Social Ties Boost Longevity in Female Macaques, Penn-led Study Finds

In a huge study of female rhesus macaques, a team of researchers led by the University of Pennsylvania’s Michael Platt found those with many close female relatives have a higher life expectancy.

However, the effect fades with age, suggesting older females learn how to “navigate the social landscape” and have less need for social ties.

“In the prime of life, when there is a lot of competition over resources,” Platt said, “having friends, having relatives is really critical. The effort that these females put into building and maintaining a relationship has an impact on their lives and tends to make them healthier.”

Platt teamed on the study, published in the journal Proceedings of the Royal Society B, with lead author Lauren Brent of the University of Exeter and Angelina Ruiz-Lambides of the University of Puerto Rico.

​​​​​​​Platt is the James S. Riepe University Professor with appointments in the Department of Neuroscience in the Perelman School of Medicine, Department of Psychology in the School of Arts & Sciences and Department of Marketing in the Wharton School

“Our study,” Brent said, “supports the idea that social ties promote survival. This adds to a small but growing body of research that helps to explain why animals are social.”

The researchers relied on a dataset spanning 21 years and including 910 adult female rhesus macaques from the Caribbean Primate Research Center in Puerto Rico. It’s the largest dataset of its kind on non-human animals, including information on family groupings, genetics, behavior, dominance rank and more.

The researchers used the number of female relatives as a proxy for social ties, as females stay with their family group as they age. They found that, for each extra female relative present in her social group, a prime-aged (6-17 years) female macaque’s chance of dying in one year was reduced by 2.3 percent.

This relationship between number of social ties and survival disappeared for females older than 18.

“Older females are kind of winding down their careers,” Platt said. “The factors that would make social support so important, which we think of as competition and the stress that comes with competition, the stress that comes with raising babies, just don’t affect older females very much.”

“Older females,” Brent said, “behave differently from their younger counterparts. Macaques spend a lot of time interacting with one another. Being groomed helps rid them of parasites, while being aggressive helps establish their place in the social order.

“Each macaque would like to get a lot of grooming and give a lot of aggression, without spending much energy grooming others and without being the target of aggression.”

The study found that this is precisely what older females do: behave aggressively and spend a lot of time being groomed by others without offering much grooming in return or becoming the target of aggression themselves.

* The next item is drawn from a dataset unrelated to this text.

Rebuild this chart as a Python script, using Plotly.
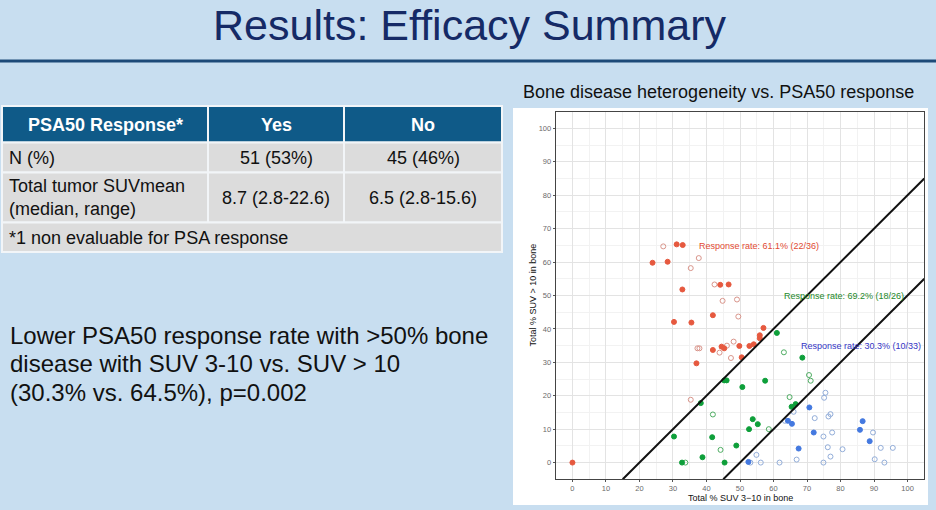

“The experience and social skills females gain with age could mean they no longer need to rely on help from their friends to get by,” Brent said.

Like these macaques, social interactions are central to humans as well, making this population of monkeys a useful stand-in for drawing conclusions about human sociality. 

“This is,” Platt said, “probably the most comprehensive dataset of the biology and behavior of a natural population. We can observe and measure aspects of their social lives that it would be very difficult to do in a human population.”

Platt and colleagues would like to follow up on this work with examinations of the power of social ties in male macaques, who generally leave the family group upon maturing. They also plan to dig deeper into how social bonds affect an animal’s biology, drawing upon genetic and microbiome data that the researchers have been collecting from the macaques.

The study was supported by the National Institutes of Health (grants MH096875 and MH089484) and by a Leverhulme Early Career Fellowship. The Caribbean Primate Research Center is supported by the National Center for Research Resources (grant 2P40OD012217) and the Office of Research Infrastructure Programs of the NIH.